→ Given problem:
Within the data below, state how many lines contain the string "this". Provide the number only.
— Start —
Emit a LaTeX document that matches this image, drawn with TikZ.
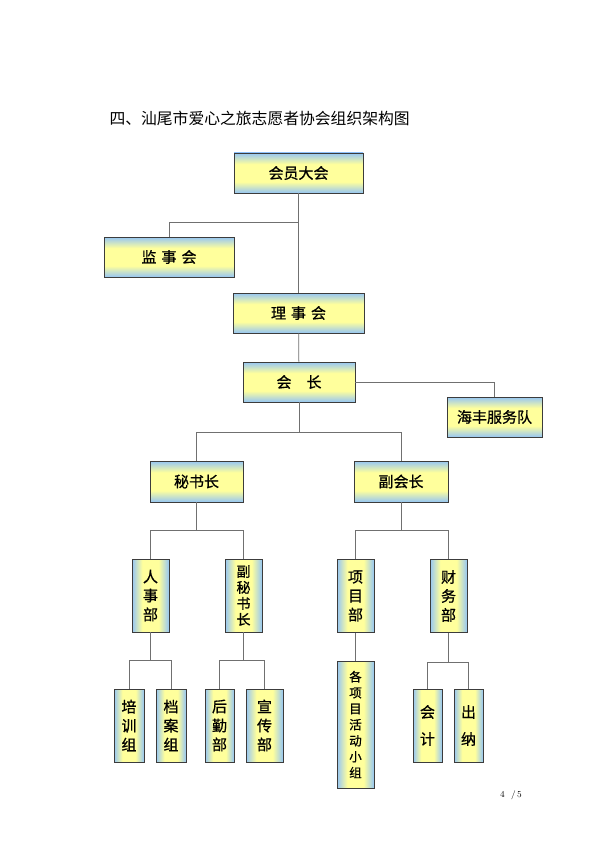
\documentclass[tikz,border=0pt]{standalone}
\usepackage{fontspec}
\newfontfamily\cjk{Noto Sans CJK SC}
\newfontfamily\cjkm{Noto Sans CJK SC}[FakeBold=0.8]
\definecolor{boxblue}{HTML}{96C6F4}
\definecolor{boxyellow}{HTML}{FFFF9C}
\definecolor{boxedge}{HTML}{3C3C3C}
\definecolor{linkgrey}{HTML}{707070}
\pgfdeclareverticalshading{hband}{100bp}{color(0bp)=(boxblue); color(25bp)=(boxblue);
  color(39bp)=(boxyellow); color(61bp)=(boxyellow); color(75bp)=(boxblue); color(100bp)=(boxblue)}
\pgfdeclarehorizontalshading{vband}{100bp}{color(0bp)=(boxblue); color(25bp)=(boxblue);
  color(39bp)=(boxyellow); color(61bp)=(boxyellow); color(75bp)=(boxblue); color(100bp)=(boxblue)}

\begin{document}
\begin{tikzpicture}[x=1pt, y=-1pt,
    hbox/.style={draw=boxedge, line width=0.9pt, shading=hband, minimum height=40pt,
      inner sep=0pt, font=\cjkm\fontsize{15}{17}\selectfont},
    vbox/.style={draw=boxedge, line width=0.9pt, shading=vband, minimum height=73pt,
      inner sep=0pt, align=center, font=\cjkm\fontsize{15}{19}\selectfont},
    link/.style={draw=linkgrey, line width=0.8pt}]
    \useasboundingbox[fill=white] (0,0) rectangle (598,850);
    \node[anchor=west, font=\cjk\fontsize{15.8}{18}\selectfont] (title) at (106,118)
      {四、汕尾市爱心之旅志愿者协会组织架构图};
    \node[hbox, minimum width=129pt] (hyd) at (298.5,173) {会员大会};
    \node[hbox, minimum width=130pt] (jsh) at (169,257) {监\hspace{5pt}事\hspace{5pt}会};
    \node[hbox, minimum width=131pt] (lsh) at (298.5,313) {理\hspace{5pt}事\hspace{5pt}会};
    \node[hbox, minimum width=112pt] (hz) at (299,382) {会\hspace{15pt}长};
    \node[hbox, minimum width=95pt] (hf) at (494.5,417) {海丰服务队};
    \node[hbox, minimum width=93pt, minimum height=41pt] (msz) at (196.5,481.5) {秘书长};
    \node[hbox, minimum width=94pt, minimum height=41pt] (fhz) at (401,481.5) {副会长};
    \node[vbox, minimum width=37pt] (rsb) at (150.5,595.5) {人\\事\\部};
    \node[vbox, minimum width=37pt, font=\cjkm\fontsize{14}{16}\selectfont] (fms) at (243.5,595.5) {副\\秘\\书\\长};
    \node[vbox, minimum width=37pt] (xmb) at (355.5,596) {项\\目\\部};
    \node[vbox, minimum width=37pt] (cwb) at (448.5,596) {财\\务\\部};
    \node[vbox, minimum width=30pt] (pxz) at (129,725.5) {培\\训\\组};
    \node[vbox, minimum width=30pt] (daz) at (171,725.5) {档\\案\\组};
    \node[vbox, minimum width=29pt] (hqb) at (219.5,725.5) {后\\勤\\部};
    \node[vbox, minimum width=37pt] (xcb) at (264.5,725.5) {宣\\传\\部};
    \node[vbox, minimum width=37pt, minimum height=127pt, font=\cjkm\fontsize{12.5}{16}\selectfont]
      (xmz) at (355.5,724.5) {各\\项\\目\\活\\动\\小\\组};
    \node[vbox, minimum width=29pt] (kj) at (427.5,725.5) {会\\[8pt]计};
    \node[vbox, minimum width=29pt] (cn) at (468.5,725.5) {出\\[8pt]纳};
    \node[font=\fontsize{9}{11}\selectfont] (page) at (511,795) {4\ \ /\,5};

    \coordinate (k0) at (298.5,222);
    \draw[link] (hyd) -- (lsh);
    \draw[link] (k0) -| (jsh.north);
    \draw[link] (lsh) -- (hz);
    \draw[link] (hz.east) -| (hf.north);
    \draw[link] (xmb) -- (xmz);
    \foreach \p/\a/\b/\d in {hz/msz/fhz/30, msz/rsb/fms/28, fhz/xmb/cwb/28,
                             rsb/pxz/daz/28, fms/hqb/xcb/28, cwb/kj/cn/29}{%
      \draw[link] (\p.south) -- ++(0,\d) coordinate (m);
      \draw[link] (\a.north) |- (m) -| (\b.north);}
\end{tikzpicture}
\end{document}
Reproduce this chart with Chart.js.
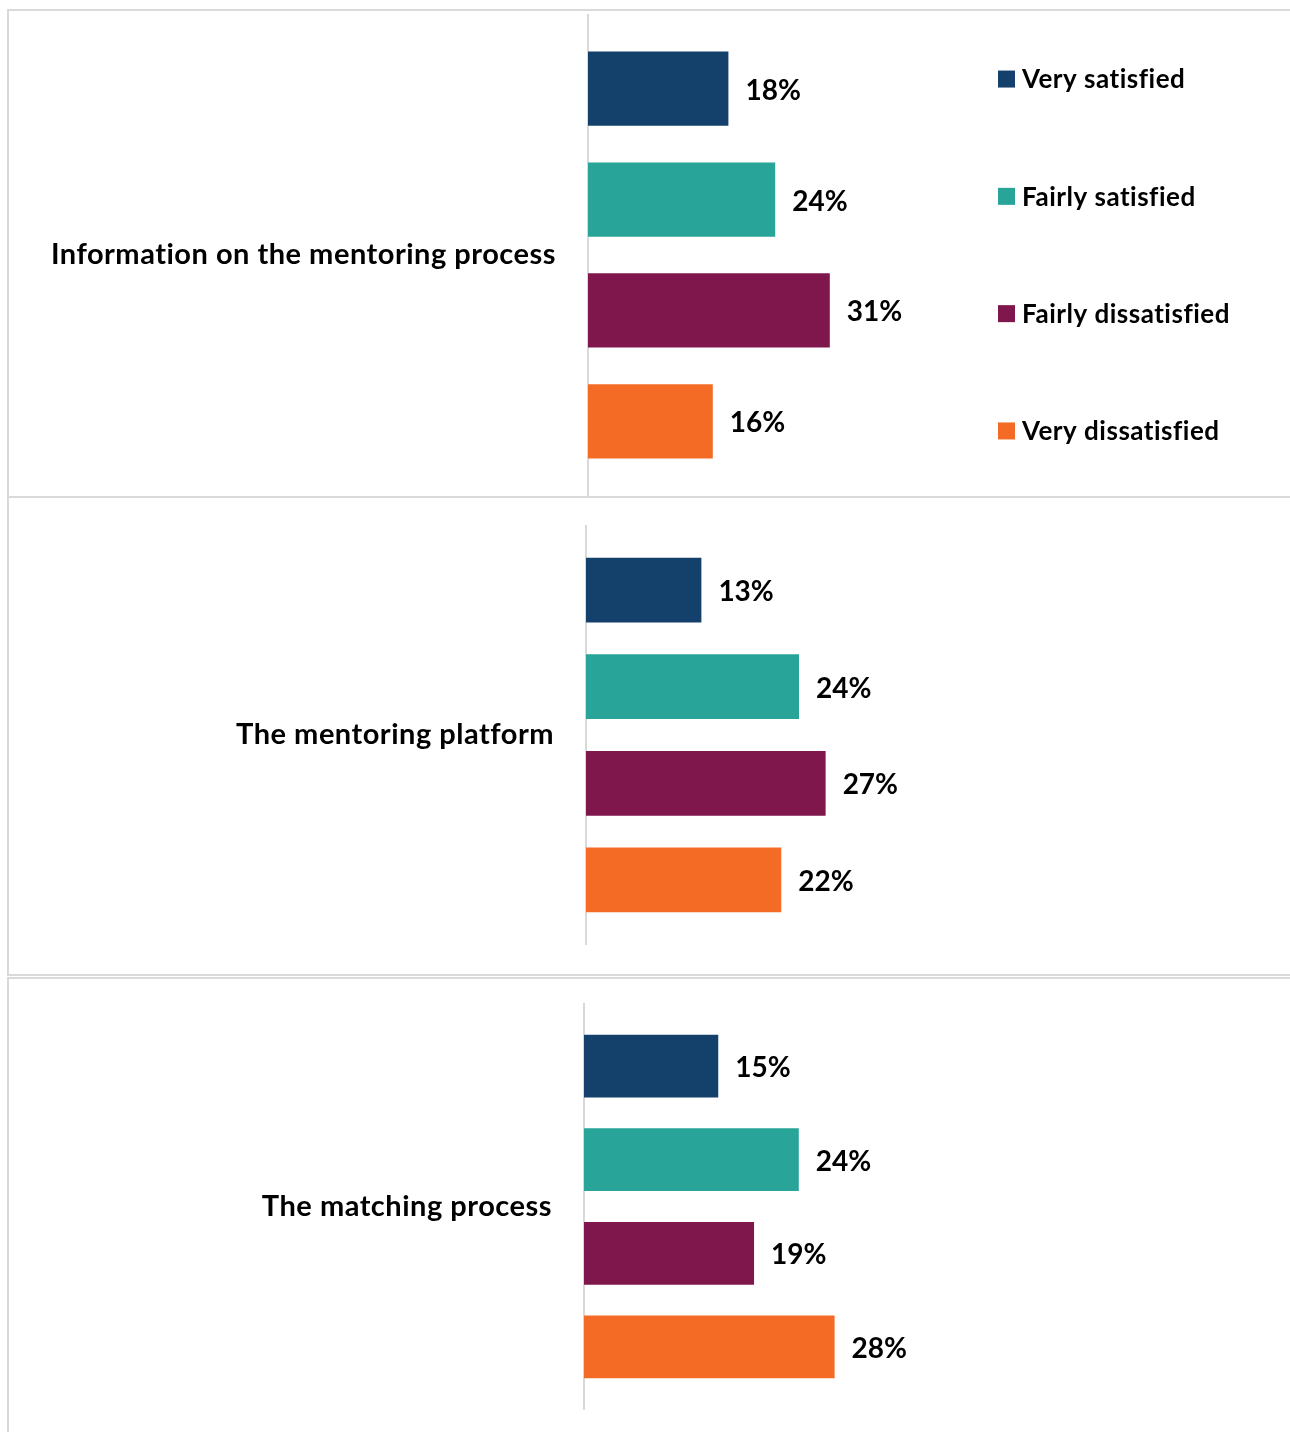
<!DOCTYPE html>
<html>
<head>
<meta charset="utf-8">
<title>Satisfaction with mentoring</title>
<script src="https://cdn.jsdelivr.net/npm/chart.js@4.4.1/dist/chart.umd.min.js"></script>
<style>
  html, body { margin: 0; padding: 0; overflow: hidden; background: #fff; }
  .panel { position: absolute; left: 7px; width: 1400px; box-sizing: border-box;
           border: 0 solid #d9d9d9; border-left-width: 2px; }
  #p1 { top: 9px; height: 489px; border-top-width: 2px; border-bottom-width: 2px; }
  #p2 { top: 498px; height: 478px; border-bottom-width: 2px; }
  #p3 { top: 977px; height: 600px; border-top-width: 2px; }
  canvas { position: absolute; left: 9px; }
</style>
</head>
<body>
<div class="panel" id="p1"></div>
<div class="panel" id="p2"></div>
<div class="panel" id="p3"></div>
<canvas id="c1" width="1281" height="482" style="top:14px"></canvas>
<canvas id="c2" width="1281" height="420" style="top:525px"></canvas>
<canvas id="c3" width="1281" height="407" style="top:1003px"></canvas>
<script>
const categories = ['Information on the mentoring process', 'The mentoring platform', 'The matching process'];
const levels = ['Very satisfied', 'Fairly satisfied', 'Fairly dissatisfied', 'Very dissatisfied'];
const verySatisfied = [18, 13, 15];
const fairlySatisfied = [24, 24, 24];
const fairlyDissatisfied = [31, 27, 19];
const veryDissatisfied = [16, 22, 28];
const colors = ['#14416b', '#29a499', '#7f174c', '#f46b26'];

const series = [verySatisfied, fairlySatisfied, fairlyDissatisfied, veryDissatisfied];
const FONT = 'Lato, "Open Sans", sans-serif';

// one canvas per category, stacked like separate boxes
const panels = [
    { id: 'c1', axisWidth: 579, padRight: 390, legend: true },
    { id: 'c2', axisWidth: 577, padRight: 349, legend: false },
    { id: 'c3', axisWidth: 575, padRight: 348, legend: false },
];

// a little tracking for the axis text (also stops the ti/fi ligatures)
const tracking = {
    id: 'tracking',
    beforeDraw(chart) { chart.ctx.letterSpacing = '0.5px'; }
};

// "18%" style text right of every bar
const valueLabels = {
    id: 'valueLabels',
    afterDatasetsDraw(chart) {
        const ctx = chart.ctx;
        ctx.save();
        ctx.letterSpacing = '0px';
        ctx.font = 'bold 28px ' + FONT;
        ctx.fillStyle = '#000';
        ctx.textBaseline = 'middle';
        ctx.textAlign = 'left';
        chart.data.datasets.forEach((ds, k) => {
            chart.getDatasetMeta(k).data.forEach((bar, j) => {
                ctx.fillText(ds.data[j] + '%', bar.x + 17, bar.y + 2);
            });
        });
        ctx.restore();
    }
};

// legend column to the right of the bars
const sideLegend = {
    id: 'sideLegend',
    afterDraw(chart, args, opts) {
        if (!opts.show) return;
        const { ctx, chartArea } = chart;
        const mid = (chartArea.top + chartArea.bottom) / 2;
        const x = chartArea.right + opts.offset;
        ctx.save();
        ctx.letterSpacing = '0.5px';
        ctx.font = 'bold 26px ' + FONT;
        ctx.textBaseline = 'middle';
        ctx.textAlign = 'left';
        chart.data.datasets.forEach((ds, k) => {
            const y = mid + (k - 1.5) * opts.step;
            ctx.fillStyle = ds.backgroundColor;
            ctx.fillRect(x, y - 8.5, 17, 17);
            ctx.fillStyle = '#000';
            ctx.fillText(ds.label, x + 24, y + 1);
        });
        ctx.restore();
    }
};

panels.forEach((p, i) => {
    new Chart(document.getElementById(p.id), {
        type: 'bar',
        data: {
            labels: [categories[i]],
            datasets: levels.map((name, k) => ({
                label: name,
                data: [series[k][i]],
                backgroundColor: colors[k],
                borderWidth: 0,
                categoryPercentage: 0.92,
                barPercentage: 0.67,
            }))
        },
        options: {
            indexAxis: 'y',
            responsive: false,
            animation: false,
            layout: { padding: { left: 0, top: 0, bottom: 0, right: p.padRight } },
            scales: {
                x: { display: false, min: 0, max: 40 },
                y: {
                    grid: { display: false, drawTicks: false },
                    border: { display: true, color: '#d9d9d9', width: 2 },
                    ticks: { padding: 32, color: '#000', font: { family: FONT, weight: 'bold', size: 29 } },
                    afterFit(scale) {
                        // keep the axis line running the full panel height
                        scale.width = p.axisWidth;
                        scale.paddingTop = 0;
                        scale.paddingBottom = 0;
                    }
                }
            },
            plugins: {
                legend: { display: false },
                tooltip: { enabled: false },
                sideLegend: { show: p.legend, offset: 98, step: 117.3 }
            }
        },
        plugins: [tracking, valueLabels, sideLegend]
    });
});
</script>
</body>
</html>
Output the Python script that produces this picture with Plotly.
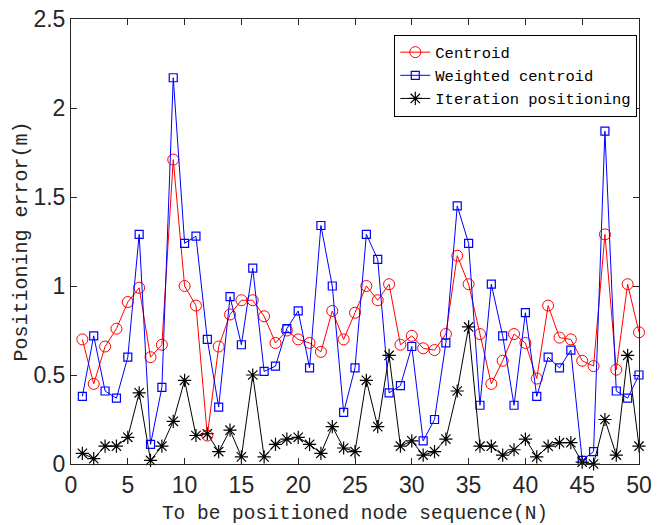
— End —
→ Complete answer:
3